Da New York Paola Camillo
Frizzanti e aromatici, ecco i vini preferiti dagli americani.
Moscato e Prosecco sono gli taliani al top della tavola -e soprattutto del banco da bar- Usa, secondo l'ultima ricerca Nielsen commissionata dal Wine Market Council. Il consumatore americano dedica il 26% dei suoi acquisti al vino straniero e di questa fetta il 6,4% è italiano. Una buona provvigione, seconda solo al 9% rappresentato dall'import dei vini australiani.
Un de-javu degli anni '80? si chiede ironicamente Wine Spectator che, nell'ultimo e cliccatissimo articolo sul futuro del vino, sottolinea il successo di Prosecco, Moscato e Lambrusco in terra americana.
Si, i dati sembrano confermarlo: dal 2007 al 2012 il consumo di Moscato è cresciuto del 65 per cento mentre quello del prosecco del 35,4%.
La competizione resta comunque altissima per l'Italia. Nella piazza Usa bisogna tener d'occhio non solo paesi come l'Australia e la Francia ma anche Nuova Zelanda e Argentina che, con un passo sempre più lungo, hanno la maggiore percentuale di crescita sul mercato a stelle e strisce.
Nonostante ciò sempre più produttori italiani, con la crisi che morde, provano a fare il salto d'oltreoceano.
Approdare sul mercato americano significa riprogrammarsi su logiche commerciali profondamente diverse, adattarsi al Three-Tier, il famoso sistema americano di distribuzione che impone tre passaggi di vendita prima che vini e liquori arrivino nelle mani del consumatore: il produttore deve necessariamente affidarsi a un importatore che si occuperà di trattare con il distributore e questi, a sua volta, con il venditore al dettaglio.
“In questo modo il prezzo di una bottiglia ha un ricarico del 400%, e diventa ancora più difficile da vendere” spiega Alessandro Boga, account manager della Colangelo & Partners Public Relations, società di comunicazione newyorchese che ha traghettato sul mercato Usa vini di fascia medio alta come il Sagrantino di Arnaldo Caprai o il Brunello di Marchesi de'Frescobaldi.
“New York, in particolare, è un mercato molto ‘democratico’; una città dove il consumatore è più aperto nel bere e pronto a sperimentare.
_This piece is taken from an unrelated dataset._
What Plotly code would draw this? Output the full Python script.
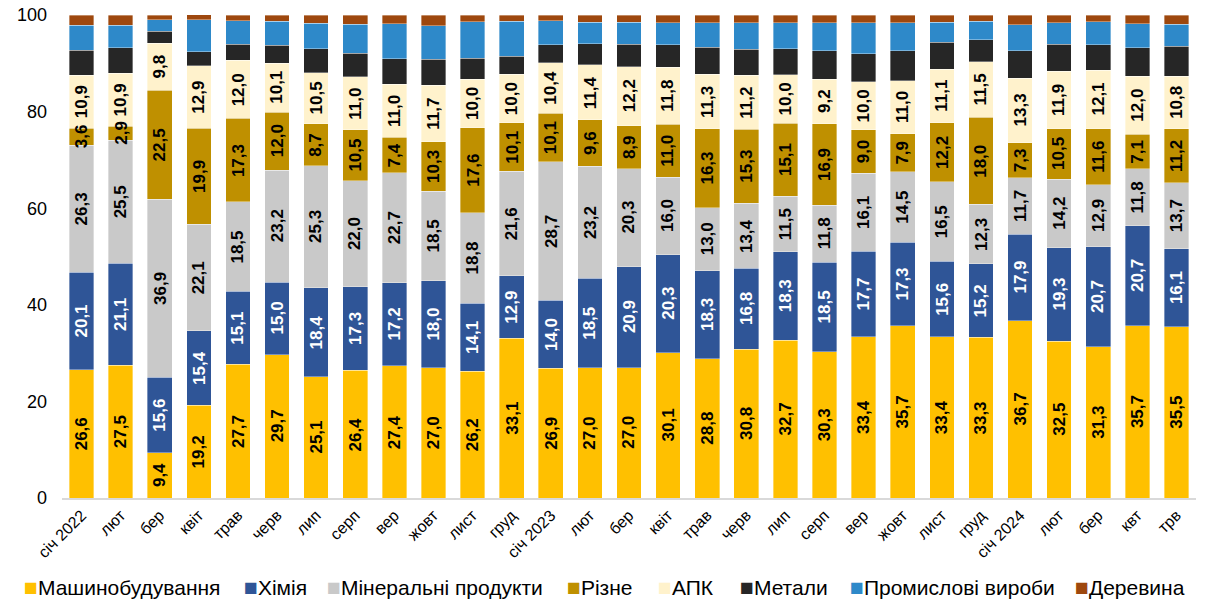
import plotly.graph_objects as go

categories = ["січ 2022", "лют", "бер", "квіт", "трав", "черв", "лип", "серп", "вер", "жовт", "лист", "груд",
              "січ 2023", "лют", "бер", "квіт", "трав", "черв", "лип", "серп", "вер", "жовт", "лист", "груд",
              "січ 2024", "лют", "бер", "квт", "трв"]

mashyno = [26.6, 27.5, 9.4, 19.2, 27.7, 29.7, 25.1, 26.4, 27.4, 27.0, 26.2, 33.1, 26.9, 27.0, 27.0, 30.1, 28.8, 30.8,
           32.7, 30.3, 33.4, 35.7, 33.4, 33.3, 36.7, 32.5, 31.3, 35.7, 35.5]
khimiya = [20.1, 21.1, 15.6, 15.4, 15.1, 15.0, 18.4, 17.3, 17.2, 18.0, 14.1, 12.9, 14.0, 18.5, 20.9, 20.3, 18.3, 16.8,
           18.3, 18.5, 17.7, 17.3, 15.6, 15.2, 17.9, 19.3, 20.7, 20.7, 16.1]
mineral = [26.3, 25.5, 36.9, 22.1, 18.5, 23.2, 25.3, 22.0, 22.7, 18.5, 18.8, 21.6, 28.7, 23.2, 20.3, 16.0, 13.0, 13.4,
           11.5, 11.8, 16.1, 14.5, 16.5, 12.3, 11.7, 14.2, 12.9, 11.8, 13.7]
rizne = [3.6, 2.9, 22.5, 19.9, 17.3, 12.0, 8.7, 10.5, 7.4, 10.3, 17.6, 10.1, 10.1, 9.6, 8.9, 11.0, 16.3, 15.3,
         15.1, 16.9, 9.0, 7.9, 12.2, 18.0, 7.3, 10.5, 11.6, 7.1, 11.2]
apk = [10.9, 10.9, 9.8, 12.9, 12.0, 10.1, 10.5, 11.0, 11.0, 11.7, 10.0, 10.0, 10.4, 11.4, 12.2, 11.8, 11.3, 11.2,
       10.0, 9.2, 10.0, 11.0, 11.1, 11.5, 13.3, 11.9, 12.1, 12.0, 10.8]
metaly = [5.2, 5.3, 2.4, 2.9, 3.3, 3.7, 5.0, 4.9, 5.2, 5.3, 4.3, 3.8, 3.7, 4.3, 4.6, 4.6, 5.6, 5.4,
          5.4, 5.9, 5.8, 6.2, 5.6, 4.6, 5.7, 5.5, 5.2, 5.9, 6.2]
promyslovi = [5.2, 4.7, 2.4, 6.6, 4.9, 5.0, 5.3, 6.0, 7.3, 7.0, 7.6, 7.2, 5.0, 4.5, 4.6, 4.6, 5.1, 5.5,
              5.4, 5.8, 6.4, 5.8, 4.1, 3.8, 5.4, 4.5, 4.8, 5.0, 4.6]
derevyna = [2.1, 2.1, 0.9, 1.1, 1.2, 1.2, 1.7, 1.9, 1.8, 2.2, 1.4, 1.3, 1.2, 1.5, 1.5, 1.6, 1.6, 1.6,
            1.6, 1.6, 1.6, 1.6, 1.5, 1.3, 2.0, 1.6, 1.4, 1.8, 1.9]

series = [
    ("Машинобудування", mashyno, "#FFC000", "#000000", True),
    ("Хімія", khimiya, "#2F5597", "#FFFFFF", True),
    ("Мінеральні продукти", mineral, "#C9C9C9", "#000000", True),
    ("Різне", rizne, "#BF9000", "#000000", True),
    ("АПК", apk, "#FFF2CC", "#000000", True),
    ("Метали", metaly, "#262626", "#000000", False),
    ("Промислові вироби", promyslovi, "#2E89C9", "#000000", False),
    ("Деревина", derevyna, "#9E480E", "#000000", False),
]

FONT = "Arial, Liberation Sans, sans-serif"
xs = list(range(len(categories)))

fig = go.Figure()
annotations = []
base = [0.0] * len(xs)
for name, vals, color, tcolor, labelled in series:
    fig.add_trace(go.Bar(
        x=xs, y=vals, name=name,
        marker=dict(color=color, line=dict(color="rgba(255,255,255,0.6)", width=0.6)),
        showlegend=False,
    ))
    if labelled:
        for i, v in enumerate(vals):
            annotations.append(dict(
                x=i, y=base[i] + v / 2, xref="x", yref="y",
                text="<b>" + f"{v:.1f}".replace(".", ",") + "</b>",
                textangle=-90, showarrow=False,
                font=dict(family=FONT, size=17, color=tcolor),
            ))
    base = [b + v for b, v in zip(base, vals)]

# legend drawn as text items (square marker + name), placed along the bottom
legend_x = [22, 242, 325, 565, 656, 738, 848, 1073]
plot_l, plot_w = 62, 1134
plot_b, plot_h = 600 - 102, 600 - 15 - 102
legend_y_px = 587
for (name, vals, color, tcolor, labelled), px in zip(series, legend_x):
    annotations.append(dict(
        x=(px - plot_l) / plot_w, y=(plot_b - legend_y_px) / plot_h,
        xref="paper", yref="paper", yanchor="middle", xanchor="left",
        text=f"<span style='color:{color};font-size:23px'>■</span>{name}",
        showarrow=False, font=dict(family=FONT, size=21, color="#000000"),
    ))

fig.update_layout(
    width=1211, height=600,
    barmode="stack", bargap=0.37,
    plot_bgcolor="white", paper_bgcolor="white",
    margin=dict(l=62, r=15, t=15, b=102, autoexpand=False),
    font=dict(family=FONT, color="#000000"),
    showlegend=False,
    annotations=annotations,
)

fig.update_xaxes(
    tickmode="array", tickvals=xs, ticktext=categories, range=[-0.5, len(xs) - 0.5],
    tickangle=-45, tickfont=dict(family=FONT, size=16, color="#000000"),
    showline=True, linecolor="#D9D9D9", linewidth=1.5, showgrid=False, ticks="", zeroline=False,
)
fig.update_yaxes(
    range=[0, 100], tickvals=[0, 20, 40, 60, 80, 100], showgrid=False, zeroline=False,
    tickfont=dict(family=FONT, size=18, color="#000000"), ticklabelstandoff=14, showline=False,
)

fig.write_html("out.html", config={"displayModeBar": False},
               post_script="document.body.style.margin='0px';")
Un coltello a doppia lama perché ci si confronta con un grande varietà di vini”, prosegue. “Per iniziare bisogna scegliere un buon importatore e, in base alla propria forza commerciale, concentrarsi sui mercati dove investire. Los Angeles, San Francisco, Miami, Boston, Dallas e Chicago sono città fondamentali, quelle dove si consuma più vino in America dopo New York. E' ovviamente importantissimo comunicare il prodotto a più livelli. Bisogna educare i consumers ma ancor prima figure chiave come i wine director, i buyer e gli stessi importatori. In questo caso un ruolo molto importante lo riveste il Wine Ambassador, una persona di fiducia dell’azienda, scelta per controllare e supportare tutta la rete di vendita in loco e rendere più familiare il prodotto”.
Un'operazione lunga, precisa e capillare. “Il Prosecco aveva tutte le caratteristiche per sfondare in Usa -ricorda Gino Colangelo, decano della comunicazione enogastronomica a New York, che ha contribuito al lancio della Mionetto negli anni 2000- Il suo gusto fruttato, aromatico e non troppo complesso, le bollicine morbide e un basso gradazione alcolica, ideale per il consumatore medio che beve alcool lontano dai pasti, potevano soddisfare perfettamente il palato americano. Fino a dieci anni fa pero' nessuno sapeva della sua esistenza e ancor meno la differenza con lo champagne. Bisognava costruire la categoria Prosecco e ci abbiamo lavorato a lungo. È iniziato tutto con 'Ecco Prosecco!', lo slogan con cui abbiamo introdotto nel mercato uno dei vini italiani più bevuti negli Usa”.